UN: Rebel Group's Attacks in Congo, Sudan May Be Punishable War Crimes

UN: Rebel Group's Attacks in Congo, Sudan May Be Punishable War Crimes

The U.N. Human Rights Office says the attacks and systematic, widespread violations carried out by the Lord's Resistance Army in the Democratic Republic of Congo and Southern Sudan may constitute war crimes and crimes against humanity. The U.N. agency has just issued two reports on the atrocities committed by the LRA over a 10-month period.

Between September 2008 and June 2009, the U.N. report says the Lord's Resistance Army killed 1,200 people and abducted 1,400 in the Democratic Republic of Congo. Some 600 children and 400 women were among those kidnapped. These terror tactics are blamed for forcing 230,000 terrified villagers to flee their homes.

Last Christmas, the LRA unleashed its most devastating wave of synchronized attacks. Dozens of locations in and around the towns of Faradje and Doruma were attacked. About 500 civilians were killed and hundreds of others abducted.

Human Rights Spokesman, Rupert Colville, says last year's events haunt everyone in the region. "There is a major fear that they may, in fact, try and repeat, at least partly, what they did last Christmas this Christmas and the U.N. peacekeeping force in DRC, MONUC said last week it had gone on high alert because it had some indications that the LRA could try and do what they did last year, which was particularly savage. They had exploited Christmas, exploited the fact that people were gathering in town centers for the festivities. People were gathering in churches and they used that to maximize their impact," he said.

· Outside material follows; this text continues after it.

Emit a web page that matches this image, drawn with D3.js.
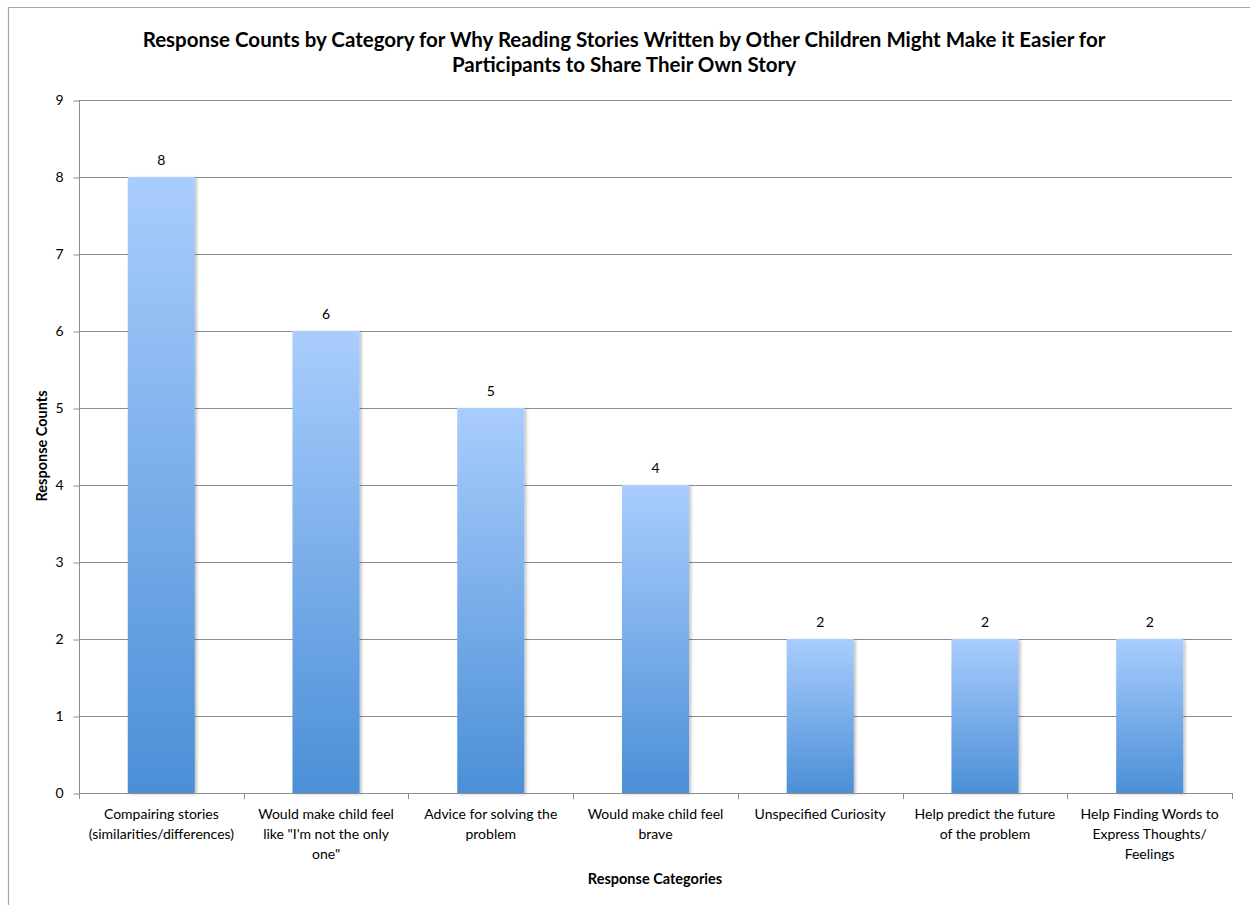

The LRA waged a civil war in Uganda for more than two decades. During that time, the rebel group abducted more than 10,000 children, using them as child soldiers and sex slaves. About a million people were displaced.

After the LRA was driven out of Uganda in 2002 and out of Southern Sudan in 2005, it took refuge in the Orientale Province, a remote corner in northern DRC.

Last year and early this year, the Congolese army, with support from the U.N. Mission in DRC, launched three separate military operations to try to dislodge the Lord's Resistance Army.

As a consequence, the LRA splintered into several groups and crossed into neighboring Central African Republic and Sudan. Colville says this may have reduced the intensity of their attacks, but it has not stopped them. "And the splinters themselves are causing problems in that they are now in three countries again, not just in one ... It is a very worrying situation because as you say, they have gone on for decades this group. They spent about 20 years largely in Uganda. The same style - killing, mutilating, raping, stealing children, sex slavery ... And, because they keep stealing people, they keep replenishing their forces. So, it is a very efficient form of barbarity in the practice by the LRA. They manage to replicate themselves and keep going," he said.

The report urges the international community to help the DRC improve the quality of its security forces and their ability to protect civilians. It also calls for governments to cooperate with the International Criminal Court in investigating and arresting all LRA leaders accused of international crimes.